Why We Should Be Thinking About the Most Vulnerable Texans

A COVID-19 drive through testing site in November in El Paso. Briana Sanchez/El Paso Times

This op-ed was originally featured in the Austin-American Statesman. 

As Governor Abbott lays out his State of the State address on Monday, we wanted to share our perspective from Every Texan on where things stand and where Texas needs to go in terms of policies. I can’t help but start by thinking about my hometown of El Paso. At the start of the legislative interim, El Paso and the neighboring community of Tornillo were in a humanitarian crisis created by the Trump administration’s immigration policy of detaining families and backlogging asylum claims at the border. The hateful rhetoric against immigrants perpetuated by Trump officials and state leaders eventually led to the August 3, 2019 mass shooting at the local Walmart, where 23 people were killed and another 23 were injured in a hate crime.

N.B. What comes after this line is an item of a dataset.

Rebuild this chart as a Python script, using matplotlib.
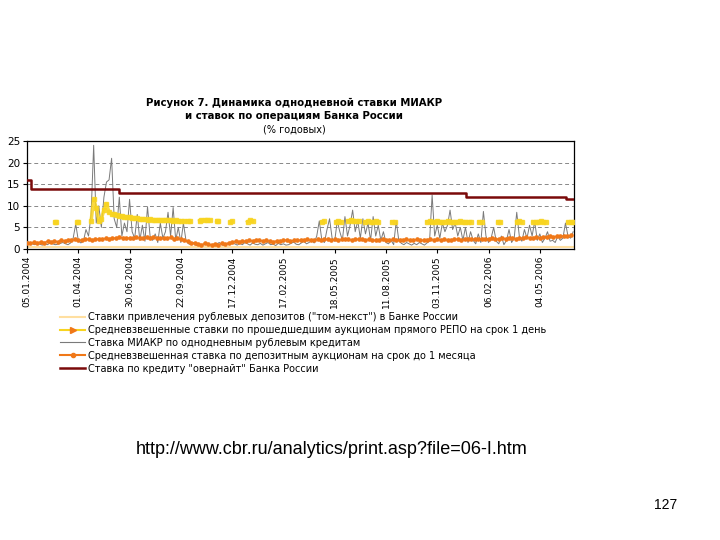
import numpy as np
import matplotlib
matplotlib.use("Agg")
import matplotlib.pyplot as plt
from matplotlib.lines import Line2D

plt.rcParams['font.family'] = ['DejaVu Sans']

# торговые дни, шкала по индексу
n_days = 640
tick_pos = [0, 60, 120, 180, 240, 300, 360, 420, 480, 540, 600]
tick_labels = ['05.01.2004', '01.04.2004', '30.06.2004', '22.09.2004', '17.12.2004',
               '17.02.2005', '18.05.2005', '11.08.2005', '03.11.2005', '06.02.2006',
               '04.05.2006']

# МИАКР, каждые 3 дня
miacr_step = 3
miacr = [
    1.8, 1.5, 1.2, 1.0, 1.3, 1.1, 0.9, 1.2, 1.0, 1.4,
    1.2, 1.0, 1.1, 1.3, 1.5, 1.2, 1.0, 1.4, 2.5, 5.8,
    2.0, 1.4, 1.8, 4.5, 3.0, 8.0, 24.0, 6.0, 10.0, 5.0,
    12.0, 15.5, 16.0, 21.0, 7.0, 5.0, 12.0, 3.0, 6.0, 4.0,
    11.5, 4.0, 2.5, 8.0, 2.0, 5.5, 1.8, 9.8, 3.0, 2.0,
    3.5, 1.5, 6.0, 2.5, 4.0, 8.5, 3.0, 9.6, 2.0, 5.0,
    1.5, 6.0, 2.0, 1.2, 1.0, 1.5, 0.8, 1.2, 0.8, 1.0,
    1.3, 0.9, 1.1, 0.8, 1.2, 1.5, 1.0, 0.8, 1.2, 1.0,
    1.4, 1.2, 0.9, 1.3, 1.0, 1.5, 1.2, 0.9, 1.4, 1.1,
    1.0, 1.3, 0.9, 1.2, 1.5, 1.0, 1.1, 0.8, 1.3, 1.0,
    1.2, 0.9, 1.0, 1.3, 1.6, 1.1, 1.0, 1.4, 1.8, 1.2,
    1.5, 2.0, 1.4, 3.0, 6.5, 2.0, 1.5, 4.5, 7.0, 2.5,
    1.8, 6.5, 4.0, 2.0, 7.5, 3.0, 5.5, 9.0, 4.0, 6.5,
    2.5, 7.0, 3.5, 6.0, 2.0, 7.5, 3.0, 5.5, 2.0, 4.0,
    1.5, 1.2, 2.0, 1.0, 6.5, 2.0, 1.3, 1.0, 1.5, 1.2,
    0.9, 1.3, 1.0, 1.5, 1.2, 0.9, 1.4, 1.8, 12.5, 3.0,
    5.5, 2.5, 6.0, 4.0, 5.5, 9.0, 4.5, 6.0, 3.0, 5.0,
    2.0, 5.0, 1.5, 4.0, 2.0, 1.2, 3.5, 1.5, 8.7, 3.0,
    1.5, 2.5, 5.0, 1.8, 1.2, 3.0, 1.0, 2.0, 4.5, 1.5,
    2.5, 8.5, 3.0, 1.8, 4.5, 2.5, 5.5, 3.0, 6.4, 2.0,
    3.5, 1.5, 2.5, 4.0, 1.8, 2.0, 1.5, 3.0, 2.0, 2.5,
    6.0, 3.0, 2.5, 4.0,
]

# депозитные аукционы, каждые 4 дня
depauc_step = 4
depauc = [
    1.5, 1.3, 1.6, 1.4, 1.7, 1.5, 1.8, 1.6, 1.9, 1.7,
    2.0, 1.9, 2.1, 2.0, 2.2, 2.1, 2.0, 2.2, 2.3, 2.1,
    2.2, 2.4, 2.3, 2.5, 2.4, 2.6, 2.5, 2.7, 2.6, 2.5,
    2.6, 2.5, 2.7, 2.6, 2.5, 2.7, 2.6, 2.8, 2.6, 2.5,
    2.6, 2.5, 2.7, 2.4, 2.5, 2.3, 2.0, 1.8, 1.5, 1.3,
    1.2, 1.0, 1.3, 1.1, 0.9, 1.2, 1.0, 1.3, 1.1, 1.5,
    1.6, 1.8, 1.7, 1.9, 1.8, 2.0, 1.9, 2.1, 2.0, 1.9,
    2.0, 1.8, 1.7, 1.9, 1.8, 2.0, 2.1, 1.9, 2.0, 2.1,
    2.0, 2.1, 2.2, 2.0, 2.1, 2.2, 2.1, 2.3, 2.2, 2.1,
    2.2, 2.1, 2.2, 2.3, 2.2, 2.1, 2.2, 2.3, 2.2, 2.1,
    2.2, 2.1, 2.0, 2.1, 2.2, 2.1, 2.0, 2.2, 2.1, 2.0,
    2.1, 2.2, 2.0, 2.1, 2.2, 2.1, 2.0, 2.1, 2.2, 2.1,
    2.2, 2.1, 2.2, 2.0, 2.1, 2.2, 2.3, 2.1, 2.2, 2.3,
    2.2, 2.3, 2.4, 2.3, 2.2, 2.4, 2.5, 2.4, 2.3, 2.5,
    2.4, 2.6, 2.5, 2.4, 2.6, 2.5, 2.7, 2.6, 2.5, 2.7,
    2.6, 2.8, 2.7, 2.9, 2.8, 3.0, 2.9, 3.1, 3.0, 3.2,
]

# РЕПО (пропуски = nan)
nan = np.nan
repo_x = [33, 34, nan, 59, 60, nan,
          75, 78, 81, 84, 87, 90, 93, 96, 99, 102, 105, 108, 111, 114, 117,
          120, 123, 126, 129, 132, 135, 138, 141, 144, 147, 150, 153, 156, 159,
          162, 165, 168, 171, 174, 177, 180, 184, 188, 191, nan,
          202, 204, nan, 208, 211, 214, nan, 222, 224, nan, 238, 240, nan,
          258, 261, 264, nan,
          345, 347, nan, 362, 364, 367, nan, 376, 379, 382, 385, 388, nan,
          396, 399, 402, 405, 408, 411, nan, 427, 430, nan,
          468, 471, 474, 477, 480, 483, 486, 489, 492, 495, 498, 501, 504, 507,
          510, 513, 516, 519, nan, 529, 532, nan, 551, 554, nan,
          573, 576, 579, nan, 592, 595, 598, 601, 604, 607, nan, 633, 636, 639]
repo_y = [6.3, 6.3, nan, 6.2, 6.2, nan,
          6.5, 11.5, 9.5, 6.5, 7.0, 9.0, 10.5, 8.5, 8.2, 8.0, 7.8, 7.7, 7.6, 7.5, 7.4,
          7.3, 7.2, 7.2, 7.1, 7.0, 7.0, 6.9, 6.8, 6.9, 6.8, 6.7, 6.8, 6.7, 6.6,
          6.7, 6.6, 6.6, 6.5, 6.6, 6.5, 6.5, 6.4, 6.5, 6.4, nan,
          6.5, 6.6, nan, 6.7, 6.8, 6.6, nan, 6.5, 6.4, nan, 6.2, 6.4, nan,
          6.3, 6.6, 6.5, nan,
          6.3, 6.4, nan, 6.3, 6.4, 6.3, nan, 6.5, 6.6, 6.5, 6.4, 6.5, nan,
          6.3, 6.4, 6.3, 6.3, 6.4, 6.3, nan, 6.3, 6.3, nan,
          6.3, 6.4, 6.3, 6.3, 6.4, 6.3, 6.2, 6.3, 6.4, 6.3, 6.3, 6.2, 6.3, 6.4,
          6.3, 6.3, 6.2, 6.3, nan, 6.3, 6.3, nan, 6.3, 6.2, nan,
          6.3, 6.4, 6.3, nan, 6.3, 6.2, 6.3, 6.4, 6.3, 6.3, nan, 6.2, 6.3, 6.2]

# овернайт (ступеньки)
overnight_x = [0, 5, 108, 514, 631, 639]
overnight_y = [16.0, 14.0, 13.0, 12.0, 11.5, 11.5]

# депозиты том-некст
tomnext_x = [0, 639]
tomnext_y = [0.5, 0.5]

legend_labels = [
    'Ставки привлечения рублевых депозитов ("том-некст") в Банке России',
    'Средневзвешенные ставки по прошедшедшим аукционам прямого РЕПО на срок 1 день',
    'Ставка МИАКР по однодневным рублевым кредитам',
    'Средневзвешенная ставка по депозитным аукционам на срок до 1 месяца',
    'Ставка по кредиту "овернайт" Банка России',
]

c_tom = '#FFDFA0'
c_repo = '#F8D420'
c_miacr = '#7A7A7A'
c_dep = '#F07818'
c_on = '#7A0A0A'

fig = plt.figure(figsize=(7.2, 5.4), dpi=100)
ax = fig.add_axes([27 / 720, 1 - 249 / 540, 547 / 720, 108 / 540])

ax.plot(tomnext_x, tomnext_y, color=c_tom, lw=1.5, zorder=2)
ax.plot(np.arange(len(miacr)) * miacr_step, miacr, color=c_miacr, lw=0.7, zorder=3)
ax.plot(np.arange(len(depauc)) * depauc_step, depauc, color=c_dep, lw=0.8,
        marker='o', ms=2.3, mec=c_dep, zorder=4)
ax.plot(repo_x, repo_y, color=c_repo, lw=2.5, marker='s', ms=3.3, mec=c_repo,
        alpha=0.85, zorder=5)
ax.step(overnight_x, overnight_y, where='post', color=c_on, lw=1.8, zorder=6)

ax.set_xlim(0, n_days)
ax.set_ylim(0, 25)
ax.set_yticks([0, 5, 10, 15, 20, 25])
ax.set_xticks(tick_pos)
ax.set_xticklabels(tick_labels, rotation=90, fontsize=6.5)
ax.tick_params(axis='y', labelsize=7.5, length=3, pad=2)
ax.tick_params(axis='x', length=3, pad=2)
for y in [5, 10, 15, 20]:
    ax.axhline(y, color='#888888', lw=0.7, ls=(0, (4, 3)), zorder=1)
for s in ax.spines.values():
    s.set_linewidth(0.9)

fig.text(294 / 720, 1 - 103 / 540, 'Рисунок 7. Динамика однодневной ставки МИАКР',
         ha='center', va='center', fontsize=7.3, fontweight='bold')
fig.text(294 / 720, 1 - 116 / 540, 'и ставок по операциям Банка России',
         ha='center', va='center', fontsize=7.3, fontweight='bold')
fig.text(294 / 720, 1 - 130 / 540, '(% годовых)',
         ha='center', va='center', fontsize=7)

handles = [
    Line2D([], [], color=c_tom, lw=1.5),
    Line2D([], [], color=c_repo, lw=1.5, marker='>', ms=4, mfc=c_dep, mec=c_dep),
    Line2D([], [], color=c_miacr, lw=0.8),
    Line2D([], [], color=c_dep, lw=1.5, marker='o', ms=3),
    Line2D([], [], color=c_on, lw=1.8),
]
fig.legend(handles, legend_labels, loc='upper left',
           bbox_to_anchor=(60 / 720, 1 - 312 / 540), frameon=False,
           fontsize=7, handlelength=2.6, handletextpad=0.3, labelspacing=0.3,
           borderpad=0, borderaxespad=0)

fig.text(332 / 720, 1 - 450 / 540, 'http://www.cbr.ru/analytics/print.asp?file=06-I.htm',
         ha='center', va='center', fontsize=13, family='Liberation Sans')
fig.text(666 / 720, 1 - 505 / 540, '127', ha='center', va='center', fontsize=10,
         family='Liberation Sans')

fig.savefig('out.png', dpi=100, facecolor='white')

Fast forward to November 2020, when El Paso was so overwhelmed by COVID-19 cases that it surpassed Bexar, Travis and Tarrant counties in number of cases — counties with far greater populations. El Paso was forced to draft inmates to transport bodies to the morgue.

The years 2019 and 2020 were some of the worst in El Paso’s modern history. But El Paso was not alone. Rio Grande Valley hospitals were similarly overwhelmed by COVID-19. Mass shootings are no longer isolated, once-in-a-lifetime events.

When we think about the state of our state, we should be thinking about the most vulnerable Texans, including immigrants and children, and people from groups that have suffered sustained discrimination. Railing against communities like Austin is not going to solve the problems of El Paso, the Rio Grande Valley, or other suburban and rural communities across Texas. We can’t afford to mask the real problems Texans are facing by taking away the tools local elected leaders need to address the hard issues, especially those issues shrouded by a long history of discrimination.

Texans need leadership and help from the state, not finger-pointing and attacks on city leaders and government, especially in our Latino and Black communities across the state.

First and foremost, Texas needs to address the pandemic through vaccine distribution and by addressing our worst-in-the-nation health insurance coverage gap. Medicaid expansion is a fiscally smart move because of the federal dollars it would bring to Texas and, more importantly, because it addresses a huge health care need in the parts of Texas that need the most help — rural communities and communities of color.

Secondly, we know the economy took a hit from the pandemic and the constant closing and premature re-openings of businesses, bars, large venues, and restaurants that extended the pandemic’s damage. Texas leaders should not address the revenue shortage with cuts to higher education or crucial health and education needs. Instead we should use the Economic Stabilization Fund as it was intended.

Lastly, the pandemic exposed fundamental flaws in our systems, including lack of access to food, unemployment insurance, interrupted health care coverage and more. The governor and state agencies addressed some of these through emergency stop gaps, but the Legislature should end the red tape and access barriers permanently.

The pandemic will continue to overshadow the 2021 legislative session, but our state leaders should not use the situation to turn a deaf ear to the needs of unemployed and working Texans, students, and parents that are greatly suffering. Legislators need to hear from communities across the state and not just corporate interests. Leaders should embrace technology like virtual testimony to keep Texans engaged.

In the wake of civil unrest and radicalization of Americans that led to an insurrection in our nation’s capital, we need to take substantive steps against falsehoods, extremism, and racist policies. We also need our state leaders to take the first steps in leadership. This is what I will be listening for from Governor Abbott.